▸ Material
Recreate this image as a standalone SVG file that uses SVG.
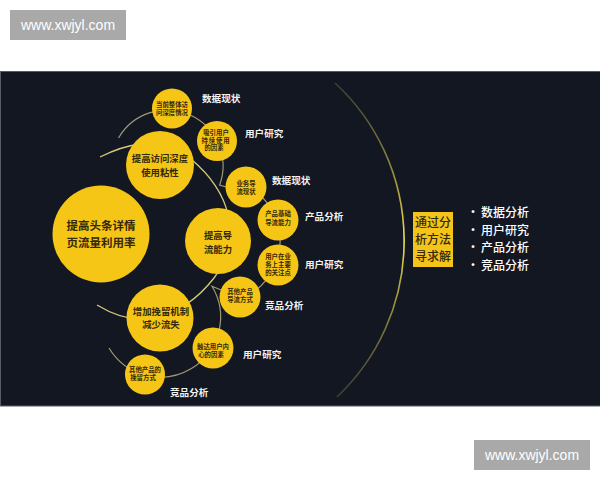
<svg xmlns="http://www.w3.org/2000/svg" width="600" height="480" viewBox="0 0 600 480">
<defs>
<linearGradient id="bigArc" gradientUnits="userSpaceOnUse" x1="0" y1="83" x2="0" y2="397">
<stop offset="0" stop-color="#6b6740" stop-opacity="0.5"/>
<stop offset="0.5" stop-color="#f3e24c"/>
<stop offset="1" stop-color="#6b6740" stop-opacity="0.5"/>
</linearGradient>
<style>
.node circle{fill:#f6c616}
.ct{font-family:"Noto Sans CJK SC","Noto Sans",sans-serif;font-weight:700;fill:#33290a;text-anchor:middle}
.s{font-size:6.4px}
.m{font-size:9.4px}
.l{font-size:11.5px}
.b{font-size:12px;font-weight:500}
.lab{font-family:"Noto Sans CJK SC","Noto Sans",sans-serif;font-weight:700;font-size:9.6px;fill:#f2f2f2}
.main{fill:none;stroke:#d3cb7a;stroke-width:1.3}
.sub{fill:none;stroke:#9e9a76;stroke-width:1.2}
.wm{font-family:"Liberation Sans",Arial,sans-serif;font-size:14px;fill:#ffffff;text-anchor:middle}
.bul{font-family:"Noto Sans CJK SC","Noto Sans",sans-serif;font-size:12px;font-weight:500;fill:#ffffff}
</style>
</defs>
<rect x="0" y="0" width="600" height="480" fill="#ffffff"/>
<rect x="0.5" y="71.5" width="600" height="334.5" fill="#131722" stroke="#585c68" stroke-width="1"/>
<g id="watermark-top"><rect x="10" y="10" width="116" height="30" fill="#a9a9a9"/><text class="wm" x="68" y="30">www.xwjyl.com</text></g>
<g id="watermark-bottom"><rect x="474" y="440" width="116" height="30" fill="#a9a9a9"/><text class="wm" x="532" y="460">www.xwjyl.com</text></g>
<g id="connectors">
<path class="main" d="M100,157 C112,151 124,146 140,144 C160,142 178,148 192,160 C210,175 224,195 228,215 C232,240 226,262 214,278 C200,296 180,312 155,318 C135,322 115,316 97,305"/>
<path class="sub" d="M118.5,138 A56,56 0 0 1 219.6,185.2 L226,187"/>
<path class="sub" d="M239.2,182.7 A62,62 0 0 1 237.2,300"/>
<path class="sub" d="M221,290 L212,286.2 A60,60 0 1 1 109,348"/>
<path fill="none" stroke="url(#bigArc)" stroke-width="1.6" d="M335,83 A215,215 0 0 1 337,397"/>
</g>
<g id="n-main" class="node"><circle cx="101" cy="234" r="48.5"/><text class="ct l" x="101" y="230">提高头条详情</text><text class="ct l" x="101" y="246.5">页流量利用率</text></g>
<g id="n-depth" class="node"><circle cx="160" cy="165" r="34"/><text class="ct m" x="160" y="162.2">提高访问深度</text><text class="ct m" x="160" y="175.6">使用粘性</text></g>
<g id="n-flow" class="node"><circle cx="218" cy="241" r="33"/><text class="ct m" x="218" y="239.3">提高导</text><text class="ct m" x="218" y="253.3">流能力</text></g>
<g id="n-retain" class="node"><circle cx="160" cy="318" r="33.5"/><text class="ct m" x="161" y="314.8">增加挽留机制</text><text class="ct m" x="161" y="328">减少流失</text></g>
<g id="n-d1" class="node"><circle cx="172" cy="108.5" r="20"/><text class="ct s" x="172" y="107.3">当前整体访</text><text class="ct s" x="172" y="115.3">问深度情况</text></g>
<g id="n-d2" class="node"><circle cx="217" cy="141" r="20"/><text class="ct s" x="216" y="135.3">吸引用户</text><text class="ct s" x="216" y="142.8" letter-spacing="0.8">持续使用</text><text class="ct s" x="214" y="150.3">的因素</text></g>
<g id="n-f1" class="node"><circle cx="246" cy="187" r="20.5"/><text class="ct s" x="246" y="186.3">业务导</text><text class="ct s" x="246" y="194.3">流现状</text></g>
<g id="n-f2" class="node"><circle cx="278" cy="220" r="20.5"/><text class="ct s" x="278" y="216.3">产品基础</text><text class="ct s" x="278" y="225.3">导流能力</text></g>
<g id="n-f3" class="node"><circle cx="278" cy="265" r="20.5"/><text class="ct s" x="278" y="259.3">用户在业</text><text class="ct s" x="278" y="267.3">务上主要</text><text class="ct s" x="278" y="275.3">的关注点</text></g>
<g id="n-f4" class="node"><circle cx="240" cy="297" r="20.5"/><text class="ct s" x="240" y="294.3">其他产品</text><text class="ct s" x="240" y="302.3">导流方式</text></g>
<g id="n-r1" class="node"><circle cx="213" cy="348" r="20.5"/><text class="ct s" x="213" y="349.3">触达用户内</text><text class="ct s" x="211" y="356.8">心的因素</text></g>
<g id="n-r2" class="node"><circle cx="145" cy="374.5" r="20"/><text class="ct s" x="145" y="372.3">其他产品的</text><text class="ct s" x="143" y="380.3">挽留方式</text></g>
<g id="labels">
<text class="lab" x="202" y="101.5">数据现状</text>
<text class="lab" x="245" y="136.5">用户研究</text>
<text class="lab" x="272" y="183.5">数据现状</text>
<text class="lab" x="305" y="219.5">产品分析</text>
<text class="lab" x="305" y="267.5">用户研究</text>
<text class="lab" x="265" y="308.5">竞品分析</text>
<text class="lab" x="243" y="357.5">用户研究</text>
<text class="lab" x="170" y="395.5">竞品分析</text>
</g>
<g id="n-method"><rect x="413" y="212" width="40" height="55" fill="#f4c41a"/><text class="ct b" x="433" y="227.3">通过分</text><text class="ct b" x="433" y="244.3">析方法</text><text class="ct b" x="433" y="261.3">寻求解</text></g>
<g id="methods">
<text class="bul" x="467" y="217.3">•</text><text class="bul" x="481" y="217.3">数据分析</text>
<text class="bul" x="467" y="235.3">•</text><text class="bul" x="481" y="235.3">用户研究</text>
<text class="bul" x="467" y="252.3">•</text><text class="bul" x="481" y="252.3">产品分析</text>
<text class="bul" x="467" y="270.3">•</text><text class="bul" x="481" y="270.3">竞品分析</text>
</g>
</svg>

▸ Short task
Return the full material word for word. Do not include the pictures.

▸ The solution
Recreate this image as a standalone SVG file that uses SVG.
<svg xmlns="http://www.w3.org/2000/svg" width="600" height="480" viewBox="0 0 600 480">
<defs>
<linearGradient id="bigArc" gradientUnits="userSpaceOnUse" x1="0" y1="83" x2="0" y2="397">
<stop offset="0" stop-color="#6b6740" stop-opacity="0.5"/>
<stop offset="0.5" stop-color="#f3e24c"/>
<stop offset="1" stop-color="#6b6740" stop-opacity="0.5"/>
</linearGradient>
<style>
.node circle{fill:#f6c616}
.ct{font-family:"Noto Sans CJK SC","Noto Sans",sans-serif;font-weight:700;fill:#33290a;text-anchor:middle}
.s{font-size:6.4px}
.m{font-size:9.4px}
.l{font-size:11.5px}
.b{font-size:12px;font-weight:500}
.lab{font-family:"Noto Sans CJK SC","Noto Sans",sans-serif;font-weight:700;font-size:9.6px;fill:#f2f2f2}
.main{fill:none;stroke:#d3cb7a;stroke-width:1.3}
.sub{fill:none;stroke:#9e9a76;stroke-width:1.2}
.wm{font-family:"Liberation Sans",Arial,sans-serif;font-size:14px;fill:#ffffff;text-anchor:middle}
.bul{font-family:"Noto Sans CJK SC","Noto Sans",sans-serif;font-size:12px;font-weight:500;fill:#ffffff}
</style>
</defs>
<rect x="0" y="0" width="600" height="480" fill="#ffffff"/>
<rect x="0.5" y="71.5" width="600" height="334.5" fill="#131722" stroke="#585c68" stroke-width="1"/>
<g id="watermark-top"><rect x="10" y="10" width="116" height="30" fill="#a9a9a9"/><text class="wm" x="68" y="30">www.xwjyl.com</text></g>
<g id="watermark-bottom"><rect x="474" y="440" width="116" height="30" fill="#a9a9a9"/><text class="wm" x="532" y="460">www.xwjyl.com</text></g>
<g id="connectors">
<path class="main" d="M100,157 C112,151 124,146 140,144 C160,142 178,148 192,160 C210,175 224,195 228,215 C232,240 226,262 214,278 C200,296 180,312 155,318 C135,322 115,316 97,305"/>
<path class="sub" d="M118.5,138 A56,56 0 0 1 219.6,185.2 L226,187"/>
<path class="sub" d="M239.2,182.7 A62,62 0 0 1 237.2,300"/>
<path class="sub" d="M221,290 L212,286.2 A60,60 0 1 1 109,348"/>
<path fill="none" stroke="url(#bigArc)" stroke-width="1.6" d="M335,83 A215,215 0 0 1 337,397"/>
</g>
<g id="n-main" class="node"><circle cx="101" cy="234" r="48.5"/><text class="ct l" x="101" y="230">提高头条详情</text><text class="ct l" x="101" y="246.5">页流量利用率</text></g>
<g id="n-depth" class="node"><circle cx="160" cy="165" r="34"/><text class="ct m" x="160" y="162.2">提高访问深度</text><text class="ct m" x="160" y="175.6">使用粘性</text></g>
<g id="n-flow" class="node"><circle cx="218" cy="241" r="33"/><text class="ct m" x="218" y="239.3">提高导</text><text class="ct m" x="218" y="253.3">流能力</text></g>
<g id="n-retain" class="node"><circle cx="160" cy="318" r="33.5"/><text class="ct m" x="161" y="314.8">增加挽留机制</text><text class="ct m" x="161" y="328">减少流失</text></g>
<g id="n-d1" class="node"><circle cx="172" cy="108.5" r="20"/><text class="ct s" x="172" y="107.3">当前整体访</text><text class="ct s" x="172" y="115.3">问深度情况</text></g>
<g id="n-d2" class="node"><circle cx="217" cy="141" r="20"/><text class="ct s" x="216" y="135.3">吸引用户</text><text class="ct s" x="216" y="142.8" letter-spacing="0.8">持续使用</text><text class="ct s" x="214" y="150.3">的因素</text></g>
<g id="n-f1" class="node"><circle cx="246" cy="187" r="20.5"/><text class="ct s" x="246" y="186.3">业务导</text><text class="ct s" x="246" y="194.3">流现状</text></g>
<g id="n-f2" class="node"><circle cx="278" cy="220" r="20.5"/><text class="ct s" x="278" y="216.3">产品基础</text><text class="ct s" x="278" y="225.3">导流能力</text></g>
<g id="n-f3" class="node"><circle cx="278" cy="265" r="20.5"/><text class="ct s" x="278" y="259.3">用户在业</text><text class="ct s" x="278" y="267.3">务上主要</text><text class="ct s" x="278" y="275.3">的关注点</text></g>
<g id="n-f4" class="node"><circle cx="240" cy="297" r="20.5"/><text class="ct s" x="240" y="294.3">其他产品</text><text class="ct s" x="240" y="302.3">导流方式</text></g>
<g id="n-r1" class="node"><circle cx="213" cy="348" r="20.5"/><text class="ct s" x="213" y="349.3">触达用户内</text><text class="ct s" x="211" y="356.8">心的因素</text></g>
<g id="n-r2" class="node"><circle cx="145" cy="374.5" r="20"/><text class="ct s" x="145" y="372.3">其他产品的</text><text class="ct s" x="143" y="380.3">挽留方式</text></g>
<g id="labels">
<text class="lab" x="202" y="101.5">数据现状</text>
<text class="lab" x="245" y="136.5">用户研究</text>
<text class="lab" x="272" y="183.5">数据现状</text>
<text class="lab" x="305" y="219.5">产品分析</text>
<text class="lab" x="305" y="267.5">用户研究</text>
<text class="lab" x="265" y="308.5">竞品分析</text>
<text class="lab" x="243" y="357.5">用户研究</text>
<text class="lab" x="170" y="395.5">竞品分析</text>
</g>
<g id="n-method"><rect x="413" y="212" width="40" height="55" fill="#f4c41a"/><text class="ct b" x="433" y="227.3">通过分</text><text class="ct b" x="433" y="244.3">析方法</text><text class="ct b" x="433" y="261.3">寻求解</text></g>
<g id="methods">
<text class="bul" x="467" y="217.3">•</text><text class="bul" x="481" y="217.3">数据分析</text>
<text class="bul" x="467" y="235.3">•</text><text class="bul" x="481" y="235.3">用户研究</text>
<text class="bul" x="467" y="252.3">•</text><text class="bul" x="481" y="252.3">产品分析</text>
<text class="bul" x="467" y="270.3">•</text><text class="bul" x="481" y="270.3">竞品分析</text>
</g>
</svg>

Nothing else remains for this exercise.